Check every line below for the word "with" and give only the number of lines where it appears.

>> BEGIN Provided data

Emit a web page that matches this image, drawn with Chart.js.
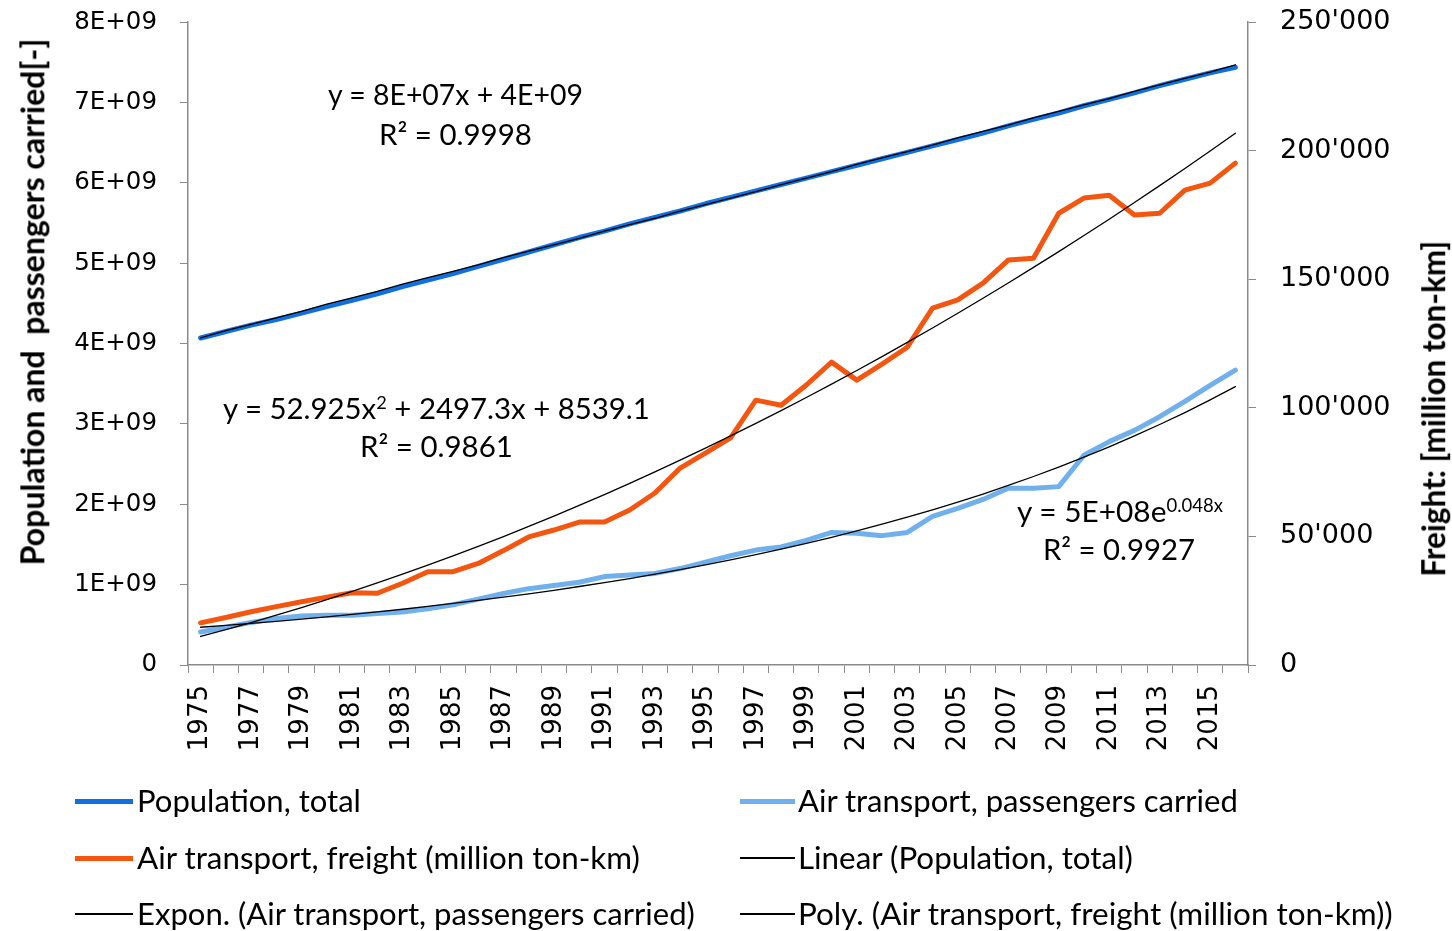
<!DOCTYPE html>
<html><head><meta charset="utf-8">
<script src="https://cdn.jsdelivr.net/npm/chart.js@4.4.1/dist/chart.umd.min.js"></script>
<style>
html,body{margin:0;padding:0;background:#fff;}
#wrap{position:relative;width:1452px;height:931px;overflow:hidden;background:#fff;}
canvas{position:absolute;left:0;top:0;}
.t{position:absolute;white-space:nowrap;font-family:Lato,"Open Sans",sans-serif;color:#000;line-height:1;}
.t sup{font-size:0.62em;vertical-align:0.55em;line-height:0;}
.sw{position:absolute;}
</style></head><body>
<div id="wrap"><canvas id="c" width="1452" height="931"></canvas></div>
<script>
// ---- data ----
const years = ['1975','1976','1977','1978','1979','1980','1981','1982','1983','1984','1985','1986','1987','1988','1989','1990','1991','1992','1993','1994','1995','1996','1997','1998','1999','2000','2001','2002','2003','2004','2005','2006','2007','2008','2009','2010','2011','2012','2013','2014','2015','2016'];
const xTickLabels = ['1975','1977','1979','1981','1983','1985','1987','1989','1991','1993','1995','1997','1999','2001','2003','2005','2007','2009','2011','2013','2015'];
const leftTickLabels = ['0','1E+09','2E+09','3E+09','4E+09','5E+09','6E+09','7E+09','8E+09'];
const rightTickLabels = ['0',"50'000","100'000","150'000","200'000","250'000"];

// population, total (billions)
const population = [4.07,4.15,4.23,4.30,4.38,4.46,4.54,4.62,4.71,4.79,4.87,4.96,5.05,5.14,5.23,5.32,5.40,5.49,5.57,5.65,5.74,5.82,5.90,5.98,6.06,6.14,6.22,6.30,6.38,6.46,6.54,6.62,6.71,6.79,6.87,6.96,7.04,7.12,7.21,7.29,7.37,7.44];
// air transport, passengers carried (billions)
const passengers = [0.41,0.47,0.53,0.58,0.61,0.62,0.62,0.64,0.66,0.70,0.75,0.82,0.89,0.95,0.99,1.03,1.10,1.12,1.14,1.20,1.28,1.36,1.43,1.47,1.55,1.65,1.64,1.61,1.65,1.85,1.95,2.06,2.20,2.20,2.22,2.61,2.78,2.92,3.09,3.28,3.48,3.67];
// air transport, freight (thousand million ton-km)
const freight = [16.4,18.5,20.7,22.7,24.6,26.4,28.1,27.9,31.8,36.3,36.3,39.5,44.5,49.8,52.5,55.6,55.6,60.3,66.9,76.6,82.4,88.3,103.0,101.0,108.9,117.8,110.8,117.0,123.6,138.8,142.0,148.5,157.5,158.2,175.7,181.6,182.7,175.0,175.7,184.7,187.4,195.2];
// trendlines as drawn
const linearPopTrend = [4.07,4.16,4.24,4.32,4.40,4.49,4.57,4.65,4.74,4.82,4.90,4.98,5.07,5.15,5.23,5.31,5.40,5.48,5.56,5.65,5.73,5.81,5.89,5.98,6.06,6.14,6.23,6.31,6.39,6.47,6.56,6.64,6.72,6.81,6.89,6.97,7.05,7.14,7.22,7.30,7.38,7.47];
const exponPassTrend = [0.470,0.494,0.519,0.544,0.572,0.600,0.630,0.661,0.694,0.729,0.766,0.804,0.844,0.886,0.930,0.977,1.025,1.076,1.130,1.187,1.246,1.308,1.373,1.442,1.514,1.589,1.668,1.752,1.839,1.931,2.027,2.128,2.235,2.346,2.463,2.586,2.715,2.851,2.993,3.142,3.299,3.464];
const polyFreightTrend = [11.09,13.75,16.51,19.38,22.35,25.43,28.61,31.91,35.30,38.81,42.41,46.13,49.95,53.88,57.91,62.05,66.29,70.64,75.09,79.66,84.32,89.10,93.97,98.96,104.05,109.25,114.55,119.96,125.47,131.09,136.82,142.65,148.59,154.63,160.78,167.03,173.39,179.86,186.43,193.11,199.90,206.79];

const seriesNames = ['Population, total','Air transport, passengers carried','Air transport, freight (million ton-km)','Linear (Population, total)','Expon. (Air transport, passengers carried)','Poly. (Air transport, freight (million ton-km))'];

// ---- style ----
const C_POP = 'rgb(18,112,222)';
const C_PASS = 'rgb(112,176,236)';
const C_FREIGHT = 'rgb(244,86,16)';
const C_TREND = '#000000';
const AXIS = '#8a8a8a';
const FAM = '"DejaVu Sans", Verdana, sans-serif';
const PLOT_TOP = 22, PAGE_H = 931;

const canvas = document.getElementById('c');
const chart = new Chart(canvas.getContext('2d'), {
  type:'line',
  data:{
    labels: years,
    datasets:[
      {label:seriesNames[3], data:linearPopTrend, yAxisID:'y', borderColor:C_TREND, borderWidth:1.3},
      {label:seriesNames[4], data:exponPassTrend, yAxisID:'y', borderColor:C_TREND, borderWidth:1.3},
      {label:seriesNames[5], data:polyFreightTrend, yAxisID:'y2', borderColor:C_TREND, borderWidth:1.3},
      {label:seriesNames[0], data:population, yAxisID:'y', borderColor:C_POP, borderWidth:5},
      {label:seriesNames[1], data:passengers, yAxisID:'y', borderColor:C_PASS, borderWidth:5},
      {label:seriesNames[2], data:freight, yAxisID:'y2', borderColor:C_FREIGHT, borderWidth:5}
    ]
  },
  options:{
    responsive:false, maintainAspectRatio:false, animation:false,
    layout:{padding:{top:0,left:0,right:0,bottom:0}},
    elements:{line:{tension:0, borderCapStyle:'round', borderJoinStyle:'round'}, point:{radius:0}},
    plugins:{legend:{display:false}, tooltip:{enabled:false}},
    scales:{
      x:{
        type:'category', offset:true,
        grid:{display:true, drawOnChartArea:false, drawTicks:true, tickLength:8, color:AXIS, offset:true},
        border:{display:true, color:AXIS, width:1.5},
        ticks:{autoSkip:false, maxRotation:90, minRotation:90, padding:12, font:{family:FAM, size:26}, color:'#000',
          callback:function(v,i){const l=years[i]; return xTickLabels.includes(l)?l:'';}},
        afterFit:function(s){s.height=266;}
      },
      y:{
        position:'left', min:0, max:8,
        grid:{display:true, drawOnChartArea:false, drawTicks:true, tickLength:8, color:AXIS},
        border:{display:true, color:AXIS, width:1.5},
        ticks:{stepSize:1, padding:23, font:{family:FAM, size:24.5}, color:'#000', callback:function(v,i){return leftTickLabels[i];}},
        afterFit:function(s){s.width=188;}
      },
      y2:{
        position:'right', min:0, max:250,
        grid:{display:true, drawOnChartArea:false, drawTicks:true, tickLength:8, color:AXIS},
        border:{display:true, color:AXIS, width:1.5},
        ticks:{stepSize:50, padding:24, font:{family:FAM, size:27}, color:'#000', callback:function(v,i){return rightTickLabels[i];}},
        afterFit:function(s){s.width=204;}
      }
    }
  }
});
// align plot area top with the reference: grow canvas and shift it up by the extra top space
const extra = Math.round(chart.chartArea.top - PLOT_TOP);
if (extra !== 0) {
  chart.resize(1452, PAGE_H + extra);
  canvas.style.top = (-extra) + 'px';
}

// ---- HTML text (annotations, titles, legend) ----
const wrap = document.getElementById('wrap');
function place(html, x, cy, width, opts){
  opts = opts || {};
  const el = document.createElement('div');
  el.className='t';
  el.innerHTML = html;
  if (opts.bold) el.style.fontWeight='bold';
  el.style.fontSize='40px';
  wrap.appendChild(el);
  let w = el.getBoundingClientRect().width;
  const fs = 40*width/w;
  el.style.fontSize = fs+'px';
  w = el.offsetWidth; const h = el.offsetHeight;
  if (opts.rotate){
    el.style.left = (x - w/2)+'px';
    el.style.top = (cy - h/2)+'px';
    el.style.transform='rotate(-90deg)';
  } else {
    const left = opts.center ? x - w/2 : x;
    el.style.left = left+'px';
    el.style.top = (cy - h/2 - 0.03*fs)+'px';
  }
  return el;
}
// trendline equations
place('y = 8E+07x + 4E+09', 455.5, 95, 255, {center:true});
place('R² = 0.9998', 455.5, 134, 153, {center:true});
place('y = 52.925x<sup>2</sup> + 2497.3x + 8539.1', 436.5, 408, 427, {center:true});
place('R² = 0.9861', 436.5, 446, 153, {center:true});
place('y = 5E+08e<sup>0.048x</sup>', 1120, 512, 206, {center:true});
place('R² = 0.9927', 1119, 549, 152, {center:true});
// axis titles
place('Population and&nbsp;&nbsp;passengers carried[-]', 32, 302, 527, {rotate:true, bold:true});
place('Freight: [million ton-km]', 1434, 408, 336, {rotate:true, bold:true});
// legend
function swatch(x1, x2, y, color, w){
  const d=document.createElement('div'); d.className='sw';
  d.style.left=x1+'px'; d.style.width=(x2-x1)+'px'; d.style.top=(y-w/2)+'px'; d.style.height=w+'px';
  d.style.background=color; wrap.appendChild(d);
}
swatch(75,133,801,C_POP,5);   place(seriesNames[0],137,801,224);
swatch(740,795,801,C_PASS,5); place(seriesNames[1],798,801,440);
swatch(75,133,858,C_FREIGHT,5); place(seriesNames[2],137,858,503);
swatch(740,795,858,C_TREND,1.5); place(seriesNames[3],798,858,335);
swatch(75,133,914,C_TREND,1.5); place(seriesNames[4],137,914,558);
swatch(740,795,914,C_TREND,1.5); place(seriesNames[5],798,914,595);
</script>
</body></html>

>> END Provided data

Answer to the task: 2